ICE - Interactive Connectivity Establishment

The requirement was: The system should be able to be operated like a telephone. We therefore built ZSipOs as a crypto box that is connected between the network and a normal SIP telephone.

ZSipOs Box


Operation (dialling, picking up, speaking and hanging up) is done via the telephone. Only the connection and security status are displayed on the box, as well as the SAS (see ZRTP). As long as both sides are transparently connected to the Internet with a routable IP address, the ZRTP communication works directly via the RTP connection that was negotiated in the SIP protocol.

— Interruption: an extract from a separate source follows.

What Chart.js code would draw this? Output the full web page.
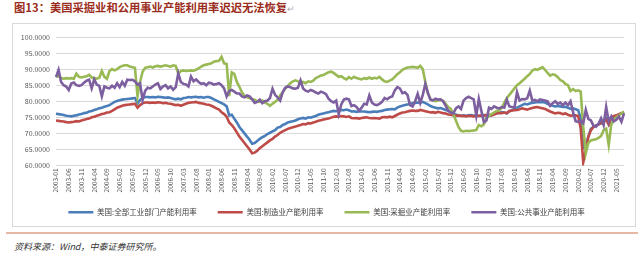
<!DOCTYPE html>
<html>
<head>
<meta charset="utf-8">
<script src="https://cdn.jsdelivr.net/npm/chart.js@4.4.0/dist/chart.umd.min.js"></script>
<style>
  body { margin: 0; width: 640px; height: 263px; background: #fff; position: relative; overflow: hidden; font-family: "Noto Sans CJK SC", sans-serif; }
  #title { position: absolute; left: 14px; top: -1px; font-size: 11.3px; font-weight: bold; color: #9b2d20; white-space: nowrap; }
  #title span { color: #b0b0b0; font-weight: normal; font-size: 9px; }
  #box { position: absolute; left: 12px; top: 23px; width: 622px; height: 202px; border: 1px solid #d9d9d9; }
  #rule { position: absolute; left: 6px; top: 232px; width: 632px; height: 2px; background: #e6b9a6; }
  #src { position: absolute; left: 14px; top: 240px; font-size: 9px; font-style: italic; color: #333; white-space: nowrap; }
  canvas { position: absolute; left: 0; top: 0; }
</style>
</head>
<body>
<div id="title">图13：美国采掘业和公用事业产能利用率迟迟无法恢复<span>↵</span></div>
<div id="box"><canvas id="c" width="622" height="202"></canvas></div>
<div id="rule"></div>
<div id="src">资料来源：Wind，中泰证券研究所。</div>
<script>
// 月度数据 2003-01 ~ 2021-08
const months = [];
for (let y = 2003; y <= 2021; y++)
    for (let m = 1; m <= 12; m++) {
        if (y == 2021 && m > 8) break;
        months.push(y + '-' + (m < 10 ? '0' + m : m));
    }

const seriesNames = ['美国:全部工业部门产能利用率', '美国:制造业产能利用率', '美国:采掘业产能利用率', '美国:公共事业产能利用率'];
const seriesColors = ['#4a7ebb', '#be4b48', '#98b954', '#7d5fa0'];

const total = [
    76.1, 76.0, 75.9, 75.7, 75.5, 75.4, 75.3, 75.5, 75.6, 75.9, 76.0, 76.3,
    76.4, 76.8, 77.0, 77.3, 77.5, 77.8, 78.0, 78.3, 78.5, 78.8, 79.3, 79.8,
    80.1, 80.3, 80.5, 80.6, 80.7, 80.8, 80.9, 81.0, 79.3, 80.4, 81.0, 81.3,
    81.3, 81.2, 81.3, 81.2, 81.4, 81.3, 81.2, 81.1, 81.2, 81.0, 80.8, 80.6,
    80.8, 80.6, 81.0, 81.1, 81.3, 81.2, 81.3, 81.4, 81.2, 81.3, 81.1, 81.3,
    81.3, 81.0, 80.6, 80.2, 79.8, 79.4, 79.0, 78.4, 75.6, 75.8, 74.6, 73.4,
    72.0, 71.0, 70.0, 69.0, 68.0, 66.8, 67.0, 67.6, 68.3, 68.8, 69.2, 69.8,
    70.2, 70.6, 71.0, 71.8, 72.0, 72.6, 72.9, 73.4, 73.6, 73.8, 74.0, 74.4,
    74.6, 74.8, 74.6, 75.0, 74.9, 75.2, 75.4, 75.8, 76.0, 76.2, 76.4, 76.6,
    76.8, 77.0, 76.9, 77.1, 77.3, 77.2, 77.4, 77.2, 76.8, 76.9, 76.7, 76.9,
    76.8, 76.8, 76.7, 76.6, 76.7, 76.8, 76.7, 76.9, 77.0, 77.3, 77.4, 77.5,
    77.6, 77.5, 78.0, 78.4, 78.6, 78.8, 79.0, 79.2, 79.4, 79.5, 79.6, 79.5,
    79.8, 79.4, 79.0, 78.5, 78.2, 78.0, 77.8, 77.9, 77.6, 77.3, 77.0, 76.6,
    76.3, 75.8, 75.6, 75.5, 75.6, 75.5, 75.6, 75.7, 75.5, 75.6, 75.5, 75.4,
    75.7, 75.6, 75.4, 75.6, 76.2, 76.4, 76.3, 76.6, 76.5, 76.2, 77.0, 77.2,
    77.5, 78.0, 78.4, 78.8, 79.2, 79.0, 79.3, 79.5, 79.6, 79.8, 79.7, 79.8,
    79.6, 79.2, 78.8, 78.6, 78.4, 78.5, 78.4, 78.2, 78.3, 78.0, 77.6, 77.8,
    77.5, 77.2, 74.8, 65.5, 66.2, 69.0, 71.4, 72.0, 72.4, 72.8, 73.2, 74.0,
    74.6, 72.8, 74.8, 75.2, 75.4, 75.8, 76.2, 76.5
];

const manufacturing = [
    74.0, 73.9, 73.8, 73.7, 73.5, 73.4, 73.5, 73.6, 73.8, 73.7, 74.0, 74.2,
    74.5, 74.6, 75.0, 75.2, 75.5, 75.7, 76.0, 76.2, 76.5, 76.6, 77.0, 77.5,
    78.0, 78.3, 78.6, 78.8, 78.9, 79.0, 79.1, 79.2, 78.0, 78.8, 79.4, 79.6,
    79.6, 79.5, 79.6, 79.5, 79.7, 79.6, 79.4, 79.5, 79.3, 79.2, 79.0, 78.8,
    78.9, 78.6, 78.9, 79.2, 79.5, 79.6, 79.7, 79.8, 79.5, 79.4, 79.2, 79.0,
    78.9, 78.6, 78.2, 77.8, 77.4, 76.6, 76.0, 75.2, 73.4, 72.6, 71.6, 70.3,
    69.0, 68.0, 67.0, 66.0, 65.0, 63.8, 64.0, 64.6, 65.4, 66.0, 66.6, 67.2,
    67.8, 68.3, 69.0, 69.5, 70.2, 70.6, 71.0, 71.4, 71.7, 71.9, 72.1, 72.4,
    72.6, 72.9, 72.8, 73.2, 73.1, 73.4, 73.6, 73.9, 74.1, 74.3, 74.5, 74.6,
    74.9, 75.2, 75.3, 75.2, 75.4, 75.3, 75.1, 75.3, 74.8, 74.7, 74.8, 74.6,
    74.8, 74.9, 75.0, 74.8, 74.7, 74.8, 74.7, 74.6, 75.0, 75.1, 75.0, 75.2,
    75.0, 75.4, 75.8, 76.2, 76.5, 76.6, 76.8, 77.0, 77.1, 77.0, 77.0, 77.3,
    77.1, 76.9, 76.7, 76.5, 76.6, 76.4, 76.7, 76.5, 76.3, 76.2, 75.9, 75.8,
    75.6, 75.5, 75.6, 75.4, 75.5, 75.3, 75.5, 75.4, 75.3, 75.5, 75.4, 75.6,
    75.5, 75.7, 75.8, 75.6, 75.9, 76.2, 76.4, 76.3, 76.5, 76.3, 76.9, 77.1,
    77.2, 77.3, 77.5, 77.8, 77.6, 77.4, 77.7, 77.9, 78.1, 78.2, 78.0, 77.8,
    77.6, 77.2, 76.8, 76.5, 76.2, 76.4, 76.3, 76.0, 76.2, 75.8, 75.5, 75.6,
    75.6, 75.4, 71.5, 61.0, 64.8, 68.9, 71.0, 72.0, 72.4, 72.8, 73.2, 73.8,
    74.2, 72.8, 75.0, 75.4, 75.6, 76.0, 76.3, 76.6
];

const mining = [
    87.6, 87.8, 87.2, 87.0, 87.2, 87.1, 87.2, 87.0, 88.6, 87.6, 87.4, 87.6,
    87.8, 88.2, 87.4, 87.2, 87.0, 87.3, 89.4, 87.6, 87.0, 89.4, 90.0, 89.6,
    90.0, 90.6, 91.0, 91.2, 91.2, 90.8, 90.6, 90.4, 81.6, 86.0, 89.2, 90.4,
    90.6, 90.8, 90.5, 90.9, 91.0, 90.8, 91.0, 91.2, 91.0, 90.8, 91.2, 91.0,
    88.6, 89.4, 89.6, 89.4, 89.5, 89.6, 89.5, 89.8, 90.2, 90.8, 91.2, 91.4,
    91.6, 91.8, 92.3, 92.5, 92.6, 93.8, 91.8, 91.6, 81.6, 89.0, 88.5, 86.0,
    84.5, 82.8, 81.8, 81.2, 81.0, 80.6, 80.5, 80.0, 79.8, 80.2, 79.6, 79.2,
    78.6, 79.2, 79.8, 80.5, 81.8, 82.8, 84.0, 84.8, 85.6, 86.2, 86.5, 86.2,
    85.8, 86.0, 85.6, 86.2, 86.0, 86.4, 87.2, 87.6, 88.0, 88.2, 88.6, 89.0,
    89.2, 88.8, 88.2, 87.6, 87.8, 87.2, 86.8, 87.5, 87.0, 87.6, 87.2, 87.0,
    86.8, 87.2, 87.0, 87.4, 87.0, 87.3, 87.1, 87.6, 86.8, 86.2, 86.0, 86.4,
    86.8, 87.6, 88.4, 89.0, 89.8, 90.2, 90.5, 90.6, 90.7, 90.6, 90.4, 91.0,
    90.0, 86.0, 82.5, 80.7, 80.2, 80.0, 80.3, 80.4, 80.1, 79.2, 78.2, 77.6,
    76.0, 74.0, 72.0, 70.8, 70.6, 70.8, 70.7, 70.8, 70.9, 71.0, 72.6, 72.2,
    72.8, 74.8, 75.5, 76.0, 76.5, 77.0, 77.2, 78.0, 79.5, 81.0, 82.0, 83.0,
    84.0, 85.0, 85.6, 86.3, 87.0, 87.8, 88.5, 89.5, 90.0, 89.8, 90.2, 90.6,
    89.8, 88.8, 88.0, 88.4, 88.2, 87.5, 86.6, 86.2, 85.4, 85.0, 83.2, 83.8,
    83.2, 83.4, 83.0, 72.0, 63.8, 67.0, 67.8, 68.0, 68.2, 68.6, 69.2, 71.0,
    71.5, 66.4, 72.7, 74.2, 75.0, 75.6, 76.2, 76.8
];

const utilities = [
    87.5, 89.8, 86.0, 85.0, 84.6, 83.5, 85.5, 85.8, 85.0, 84.8, 85.0, 85.8,
    86.4, 86.7, 84.0, 86.8, 85.2, 84.8, 81.5, 84.6, 84.2, 84.0, 84.8, 84.2,
    85.6, 84.4, 86.0, 84.8, 86.7, 86.6, 86.7, 86.2, 85.2, 85.6, 80.4, 83.2,
    84.2, 84.0, 84.6, 85.2, 85.6, 83.8, 84.6, 85.0, 84.0, 84.6, 83.6, 84.4,
    88.7, 86.0, 85.4, 85.2, 84.6, 87.7, 86.2, 86.8, 86.0, 85.4, 85.6, 85.0,
    85.8, 85.6, 85.2, 85.4, 85.6, 85.0, 84.0, 81.5, 83.2, 83.5, 83.0, 82.4,
    82.4, 81.5, 81.2, 81.8, 81.5, 80.6, 79.5, 79.8, 80.5, 79.4, 80.0, 80.2,
    81.0, 83.9, 82.0, 81.2, 80.2, 82.8, 84.2, 84.6, 84.4, 84.0, 83.9, 84.2,
    86.5, 84.0, 83.3, 83.0, 83.5, 83.2, 82.7, 82.4, 83.0, 82.7, 82.2, 80.8,
    80.0, 79.6, 80.2, 76.0, 79.0, 80.5, 80.8, 80.6, 78.5, 78.8, 78.2, 77.1,
    78.0, 79.2, 79.0, 81.8, 79.6, 79.0, 78.8, 79.2, 79.8, 81.0, 80.6, 81.2,
    81.5, 83.4, 84.4, 84.0, 82.5, 82.8, 82.0, 78.8, 78.4, 80.0, 82.3, 79.5,
    82.0, 85.4, 82.6, 80.5, 80.3, 80.8, 80.5, 80.6, 80.0, 78.6, 77.0, 76.5,
    76.2, 77.8, 78.4, 77.6, 80.2, 81.0, 81.4, 81.0, 80.6, 75.5, 80.7, 77.0,
    73.5, 74.0, 78.0, 77.6, 78.4, 78.0, 77.8, 78.2, 78.0, 80.5, 78.4, 78.2,
    78.0, 82.8, 80.2, 80.7, 80.6, 80.9, 83.3, 80.2, 80.4, 80.0, 80.6, 80.4,
    80.2, 80.0, 78.6, 79.4, 80.0, 79.2, 79.6, 78.8, 79.6, 78.8, 80.0, 76.6,
    73.8, 73.6, 74.0, 73.2, 77.3, 74.5, 74.0, 72.4, 72.1, 73.0, 74.7, 72.6,
    78.2, 73.7, 75.3, 73.7, 74.2, 75.2, 73.6, 76.2
];

const yMin = 60, yMax = 100, yStep = 5;
const tickEvery = 5;

const font = '"Noto Sans CJK SC", "Noto Sans", sans-serif';

const datasets = [total, manufacturing, mining, utilities].map((d, k) => ({
    label: seriesNames[k],
    data: d,
    borderColor: seriesColors[k],
    backgroundColor: seriesColors[k],
    borderWidth: 2.6,
    pointRadius: 0,
    tension: 0,
    fill: false,
    order: 4 - k   // 公共事业画在最上层
}));

const chart = new Chart(document.getElementById('c'), {
    type: 'line',
    data: { labels: months, datasets: datasets },
    options: {
        responsive: false,
        animation: false,
        devicePixelRatio: 1,
        layout: { padding: { left: 5, right: 0, top: 13, bottom: 0 } },
        plugins: {
            tooltip: { enabled: false },
            legend: {
                position: 'bottom',
                labels: {
                    boxWidth: 25,
                    boxHeight: 2.5,
                    padding: 21,
                    color: '#404040',
                    font: { family: font, size: 7.5 },
                    sort: (a, b) => a.datasetIndex - b.datasetIndex,
                    generateLabels: ch => Chart.defaults.plugins.legend.labels.generateLabels(ch)
                        .map(l => Object.assign(l, { lineWidth: 0 }))
                }
            }
        },
        scales: {
            x: {
                offset: false,
                grid: { display: false, drawTicks: false },
                border: { display: false },
                ticks: {
                    autoSkip: false,
                    minRotation: 90,
                    maxRotation: 90,
                    padding: 3,
                    color: '#595959',
                    font: { family: font, size: 6.5 },
                    callback: function (v, i) { return i % tickEvery == 0 ? months[i] : null; }
                },
                afterFit: s => { s.height = 22; }
            },
            y: {
                min: yMin,
                max: yMax,
                grid: { color: '#d9d9d9', lineWidth: 1, drawTicks: false },
                border: { display: false },
                ticks: {
                    stepSize: yStep,
                    padding: 6,
                    color: '#595959',
                    font: { family: font, size: 7 },
                    callback: v => v.toFixed(4)
                },
                afterFit: s => { s.width = 38; }
            },
            // 右侧留白
            yr: {
                position: 'right',
                display: true,
                grid: { display: false, drawTicks: false },
                border: { display: false },
                ticks: { display: false },
                afterFit: s => { s.width = 11; }
            }
        }
    }
});
// 竖排日期标签比坐标轴高，不裁剪
chart.scales.x._computeLabelArea = () => undefined;
chart.draw();
</script>
</body>
</html>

In various cases this does not work:

a) The connection in the telephone network is not yet completely via the IP network. (ISDN instead of All-IP).
b) The subscribers are only connected to the Internet to a limited extent (NAT/firewall).
c) The IP connection is not managed transparently in the network, but e.g. by the proxy or network provider or a network provider. Special protocol variants, such as ZRTP, can be blocked by this.

Cases b) or c) are quite typical in IP telephony. Here there are established solutions to establish a direct communication path between the participants.

The STUN algorithm is used by a client to determine at which address (addr./port) it can be directly addressed from the Internet. A TURN server serves as a relay to enable communication through a NAT firewall.

Under the name "ICE", a method is standardised with which a client can determine its communication options in the network.

If transparent communication through the primary RTP connection does not work, both participants use ICE to determine their communication options, exchange them, choose the best option and start ZRTP.

But how can this exchange take place before a transparent connection exists?

Our approach

We already have a normal, unsecured telephone connection to the remote station. The simplest way to exchange data via a telephone connection is to transmit dial tones.

Unfortunately, it takes quite a long time to use the complete set of communication options ("Offer"). We therefore use a small auxiliary server (ICE Helper). Each participant uses ICE to determine its communication options via ICE and deposits them at the ICE Helper, for which both receive a registration number. The ICE helper then sends this number as a sequence of dialling tones to the other party. The interlocutor calls up the offer under this number at ICE-Helper, selects the best communication path and starts the ZRTP communication.

  • Important: The ICE Helper only supports the establishment of a direct connection of the participants. It is not a secret carrier. The cryptographic protection of the connection is completely independent of this.